Holiday "3 consecutive days" intervention to boost the yen, Japan says "counts as only 1 time," IMF stipulates "maximum 3 interventions within 6 months"

Holiday "3 consecutive days" intervention to boost the yen, Japan says "counts as only 1 time," IMF stipulates "maximum 3 interventions within 6 months"

Japan intervened in the foreign exchange market for three consecutive days during Golden Week, but Japanese officials immediately cited IMF rules, claiming these three actions "count as one"—behind this statement is Japan's careful calculation regarding the number of interventions.

A Japanese Ministry of Finance official told reporters on May 5 that under IMF regulations, interventions in the foreign exchange market over three consecutive working days are considered "a single action." The official made this statement while attending an international conference in Samarkand, Uzbekistan, along with Finance Minister Satsuki Katayama.

Based on this, the interventions on April 30, May 2 (Friday), and May 4 (Monday) are combined as one. The official added that even if Japan is in a public holiday, as long as global markets are open, the interventions are counted; thus, May 4 is recognized as the last day of three consecutive working days starting from April 30.

Why the "Number of Interventions" Is So Critical

This isn't a technical detail, but concerns the international credibility of Japan's exchange rate policy.

IMF rules stipulate that such interventions can occur a maximum of three times in six months to maintain a "free floating exchange rate" designation. If exceeded, the IMF will reclassify Japan's exchange rate regime as "floating exchange rate"—this distinction matters in the international monetary system and directly affects Japan's policy space within the G7 framework.

In other words, by invoking the "three days count as one" rule, Japan is reserving quota for possible future interventions.

Three Interventions, Their Effectiveness Diminishing

This round of intervention began on April 30, triggered when USD/JPY surpassed 160.72. According to Bloomberg analysis, authorities deployed about $34.5 billion that day to support the yen, with the exchange rate rebounding to around 155.

However, the effectiveness of the next two interventions was clearly lessened—the yen briefly strengthened after each intervention, then quickly fell again. Reports say the latter two interventions cost roughly $20 billion in total. Altogether, this round of intervention is estimated to exceed $54 billion.

On Monday, Satsuki Katayama reiterated that the government is "ready at any time to take decisive action against speculative exchange rate fluctuations," using language consistent with the agreement reached last year between Japan and the United States.

Nomura: Whether the Intervention's Effects Persist Depends on Three Conditions

The market’s main concern: how long can this round of intervention hold?

Nomura Securities macro strategist Naka Matsuzawa stated in a weekly report released May 1 that the intervention itself is not the focus—the "endgame" is.

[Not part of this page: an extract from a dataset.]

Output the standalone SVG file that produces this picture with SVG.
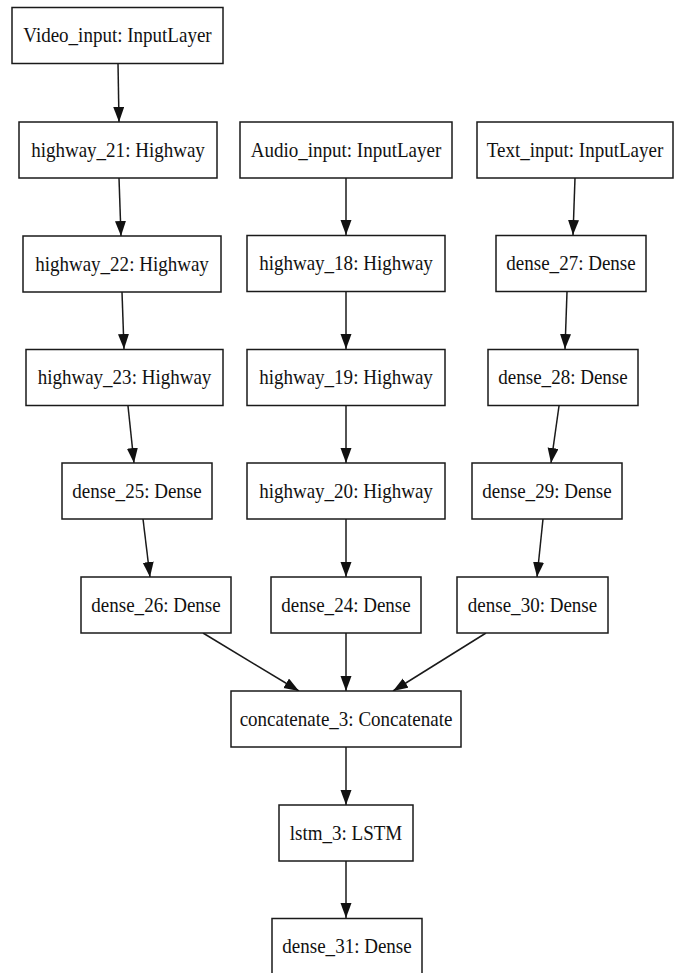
<svg xmlns="http://www.w3.org/2000/svg" width="682" height="973" viewBox="0 0 682 973">
  <style>
    .box { fill: #ffffff; stroke: #1a1a1a; stroke-width: 1.5; }
    .lbl { font-family: "Liberation Serif", "Times New Roman", serif; font-size: 22px; fill: #111111; text-anchor: middle; }
    .edge { stroke: #1a1a1a; stroke-width: 1.5; fill: none; marker-end: url(#arrow); }
  </style>
  <defs>
    <marker id="arrow" markerUnits="userSpaceOnUse" markerWidth="16" markerHeight="12" refX="15" refY="5.5" orient="auto">
      <path d="M0,0 L15,5.5 L0,11 Z" fill="#111111"/>
    </marker>
  </defs>
  <rect width="682" height="973" fill="#ffffff"/>

  <!-- layer connections -->
  <g id="edges">
    <line class="edge" x1="118" y1="63" x2="119" y2="122"/>
    <line class="edge" x1="119" y1="178" x2="121" y2="236"/>
    <line class="edge" x1="122" y1="292" x2="124" y2="349"/>
    <line class="edge" x1="128" y1="406" x2="134" y2="463"/>
    <line class="edge" x1="143" y1="519" x2="150" y2="577"/>
    <line class="edge" x1="346" y1="178" x2="346" y2="235"/>
    <line class="edge" x1="346" y1="292" x2="346" y2="349"/>
    <line class="edge" x1="346" y1="406" x2="346" y2="463"/>
    <line class="edge" x1="346" y1="519" x2="346" y2="577"/>
    <line class="edge" x1="575" y1="178" x2="573" y2="235"/>
    <line class="edge" x1="567" y1="292" x2="565" y2="349"/>
    <line class="edge" x1="559" y1="406" x2="551" y2="463"/>
    <line class="edge" x1="543" y1="519" x2="537" y2="577"/>
    <line class="edge" x1="203" y1="633" x2="299" y2="691"/>
    <line class="edge" x1="346" y1="633" x2="346" y2="691"/>
    <line class="edge" x1="486" y1="633" x2="393" y2="691"/>
    <line class="edge" x1="346" y1="747" x2="346" y2="805"/>
    <line class="edge" x1="346" y1="861" x2="346" y2="918"/>
  </g>

  <!-- video branch -->
  <g id="video_input">
    <rect class="box" x="12" y="7.5" width="211" height="56"/>
    <text class="lbl" transform="translate(117.5 42) scale(0.865 1)">Video_input: InputLayer</text>
  </g>
  <g id="highway_21">
    <rect class="box" x="19" y="122" width="198" height="56"/>
    <text class="lbl" transform="translate(118 156.5) scale(0.865 1)">highway_21: Highway</text>
  </g>
  <g id="highway_22">
    <rect class="box" x="23" y="236" width="198" height="56"/>
    <text class="lbl" transform="translate(122 270.5) scale(0.865 1)">highway_22: Highway</text>
  </g>
  <g id="highway_23">
    <rect class="box" x="26" y="349.5" width="197" height="56"/>
    <text class="lbl" transform="translate(124.5 384) scale(0.865 1)">highway_23: Highway</text>
  </g>
  <g id="dense_25">
    <rect class="box" x="62" y="463" width="150" height="56"/>
    <text class="lbl" transform="translate(137 497.5) scale(0.865 1)">dense_25: Dense</text>
  </g>
  <g id="dense_26">
    <rect class="box" x="81" y="577" width="150" height="56"/>
    <text class="lbl" transform="translate(156 611.5) scale(0.865 1)">dense_26: Dense</text>
  </g>

  <!-- audio branch -->
  <g id="audio_input">
    <rect class="box" x="240" y="122" width="212" height="56"/>
    <text class="lbl" transform="translate(346 156.5) scale(0.865 1)">Audio_input: InputLayer</text>
  </g>
  <g id="highway_18">
    <rect class="box" x="247" y="235.5" width="198" height="56"/>
    <text class="lbl" transform="translate(346 270) scale(0.865 1)">highway_18: Highway</text>
  </g>
  <g id="highway_19">
    <rect class="box" x="247" y="349.5" width="198" height="56"/>
    <text class="lbl" transform="translate(346 384) scale(0.865 1)">highway_19: Highway</text>
  </g>
  <g id="highway_20">
    <rect class="box" x="247" y="463" width="198" height="56"/>
    <text class="lbl" transform="translate(346 497.5) scale(0.865 1)">highway_20: Highway</text>
  </g>
  <g id="dense_24">
    <rect class="box" x="271" y="577" width="150" height="56"/>
    <text class="lbl" transform="translate(346 611.5) scale(0.865 1)">dense_24: Dense</text>
  </g>

  <!-- text branch -->
  <g id="text_input">
    <rect class="box" x="477" y="122" width="196" height="56"/>
    <text class="lbl" transform="translate(575 156.5) scale(0.865 1)">Text_input: InputLayer</text>
  </g>
  <g id="dense_27">
    <rect class="box" x="496" y="235.5" width="150" height="56"/>
    <text class="lbl" transform="translate(571 270) scale(0.865 1)">dense_27: Dense</text>
  </g>
  <g id="dense_28">
    <rect class="box" x="488" y="349.5" width="150" height="56"/>
    <text class="lbl" transform="translate(563 384) scale(0.865 1)">dense_28: Dense</text>
  </g>
  <g id="dense_29">
    <rect class="box" x="472" y="463" width="150" height="56"/>
    <text class="lbl" transform="translate(547 497.5) scale(0.865 1)">dense_29: Dense</text>
  </g>
  <g id="dense_30">
    <rect class="box" x="457" y="577" width="151" height="56"/>
    <text class="lbl" transform="translate(532.5 611.5) scale(0.865 1)">dense_30: Dense</text>
  </g>

  <!-- merged head -->
  <g id="concatenate_3">
    <rect class="box" x="231" y="691" width="230" height="56"/>
    <text class="lbl" transform="translate(346 725.5) scale(0.865 1)">concatenate_3: Concatenate</text>
  </g>
  <g id="lstm_3">
    <rect class="box" x="279" y="805" width="134" height="56"/>
    <text class="lbl" transform="translate(346 839.5) scale(0.865 1)">lstm_3: LSTM</text>
  </g>
  <g id="dense_31">
    <rect class="box" x="272" y="918.5" width="150" height="60"/>
    <text class="lbl" transform="translate(347 953) scale(0.865 1)">dense_31: Dense</text>
  </g>
</svg>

He pointed out that unless three conditions are met simultaneously, the effect will not last:

First, US understanding and cooperation. Matsuzawa judged that such a high-profile intervention would have been impossible without US Treasury prior knowledge. US Treasury Secretary Scott Bessent is scheduled to visit Japan mid-May; he has long felt Japan’s central bank is "behind the curve" and warns that excessive volatility in Japan’s government bond market may impact global financial markets.

Second, the Bank of Japan must pave the way for a rate hike in June. If the BOJ moves slower than expected, depreciation pressure on the yen will continue to accumulate.

Third, Sanae Takaichi herself must be willing to adjust policy direction. This, Matsuzawa believes, is the most uncertain and most crucial element—whether Takaichi will prioritize curbing yen depreciation in policy, and support the BOJ in moving rates toward a neutral level.

Matsuzawa candidly said, "Japan doesn’t seem to have taken even the first step yet."

"Buying Time" or a Real Shift

Matsuzawa posed a deeper question: Is Sanae Takaichi aiming to genuinely correct the excessive depreciation of the yen, or just waiting for Middle East tensions to ease and energy trade to normalize?

He noted that if the answer is the latter, with no solution to the Hormuz Strait blockade and expectations of US rate cuts fading, the risk of a "sell Japan" trade returning before June will rise significantly.

Nomura has raised its entry range for shorting USD/JPY to 157–162, with a target of 145 and a stop loss at 166; currently waiting to enter the market.

Matsuzawa’s stance for that week is cautious: weak equities, flat bonds, strong USD, flat JPY. He also noted that unless USD/JPY breaks above 160 again, there will be no further intervention.